The beauty of iPhoto is that all of these features are easy to apply and remove if they’re not working; to the extent that even if you’re not an image-editing expert you can move through the app and make changes with confidence. This is partly because you always have the Undo button to fall back on, but also because you can constantly refer back to the original image and see what your edits have done to the photo.
These pages will offer a rundown of the best filters and effects you can apply to your photos, and why each of them deserves to be tried out.
Top 10 filters and effects
1 B & W
Referring, as you might expect, to a black and white effect, this filter instantly brings some classic style to your images. Better suited to cityscapes, you can use it to transport any image back in time by using this filter to drain the colour from it.
Another filter with retro tendencies, Sepia will be familiar to anyone who has used Instagram or a similar app on their phone. Washing your image in a reddish-brown, Sepia is a great way to add age to an image that isn’t reliant on vibrant colours.
This is pretty similar to Sepia in the shading it adds to your image, however Antique can be added in stages for a less intense result. The filter has nine levels of increasing intensity, giving you the opportunity to find the level of colour that suits your image.
This effect is ideal for use as the cover for a greetings card, as it drops an eye-catching blurred border right onto your image. The oval shape places focus on the centre of the image, and can be adjusted to make this area smaller as you see fit.
The Vignette effect is identical to Matte, except using a black frame instead. Using the Vignette works on most photos, and similarly to B & W and Sepia, gives a retro feel to your most-prized images – as though it has become a Victorian postcard.
6 Edge Blur
A more subtle way of placing focus on the centre of your image. Edge Blur, as the name alludes to, blurs the very edge of your photo in the same shape as the borders of Matte, but without the change of colour. Again, you can increase the size of the blur with a counter.

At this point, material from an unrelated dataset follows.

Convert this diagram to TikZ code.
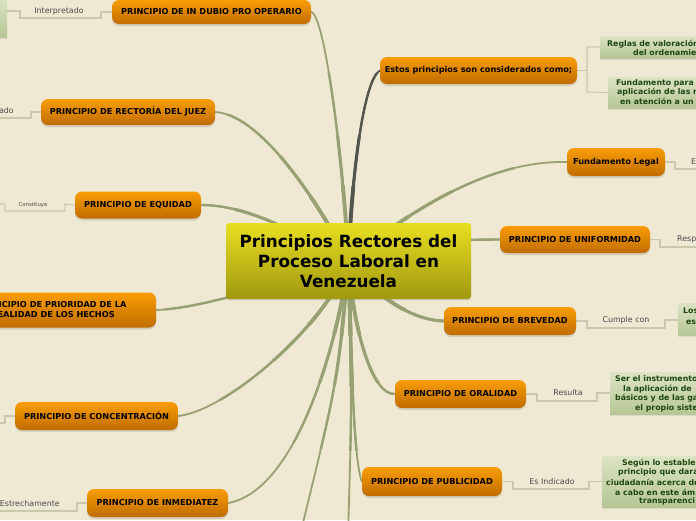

Fade gradually increases the blue in your image, naturally fading and dulling the other colours. This ages your image as though it’s been left in the sun for a while, and can give something taken recently a whole new level of depth and freshness to it.
This effect is designed to add more luminosity to the individual colours within your images. So the contrast is heightened, and so is the vivid look of your photo. Boost also comes with a counter to increase and decrease the intensity of the effect’s application.
Similarly to Boost, using the Saturate button significantly raises the brightness of the various colours within a photo. They become much more vivid with each click, and the effect can also be applied more subtly than the Boost effect.
Contrast increases the gap between the light and dark areas of your photograph, meaning this feature is best applied to photos with lots of shadows, and an existing contrast between light and dark. The effect is perfect at enhancing this difference.